Tropes inverted, as with all else in "Children of Men," things are familiar but reborn. It's what makes the future dystopia, gray and unflashy, more striking, as a believable extension of the real world (then, in 2006, and perhaps even more so today, as I reviewed it during the real-life pandemic of 2020). It's why the filmic metaphor of life-death-and-rebirth, especially in the age of transitioning from film to digital cinema and effects, is effective. The story of the film is the same as the making of it: ending life to start (again, still images in filmmaking), but through innovation, work, or sexual reproduction, creating life anew. It's why "Children of Men" is a miraculous and hopeful picture, as well. People and films ultimately die only when there is no future. The many lost silent films, for instance, vanished because of careless lack of foresight of a future market for them (plus nitrate is inflammable, but that's beside the point).
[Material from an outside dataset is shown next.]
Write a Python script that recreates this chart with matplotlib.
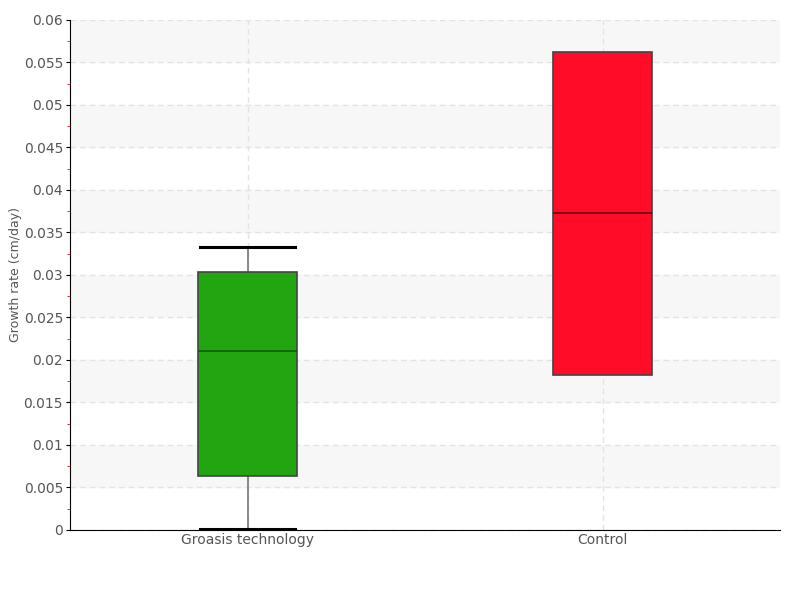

The inclusion of the art collector in the film is a brilliant touch in this respect--of a character collecting famous artworks--Michelangelo's sculpture of "David" and Picasso's "Guernica"--despite the common belief that nobody in the film's world will be alive to appreciate them in 100 years. As long as their are children, there's a future, and great art, including films such as "Children of Men" may continue to be appreciated.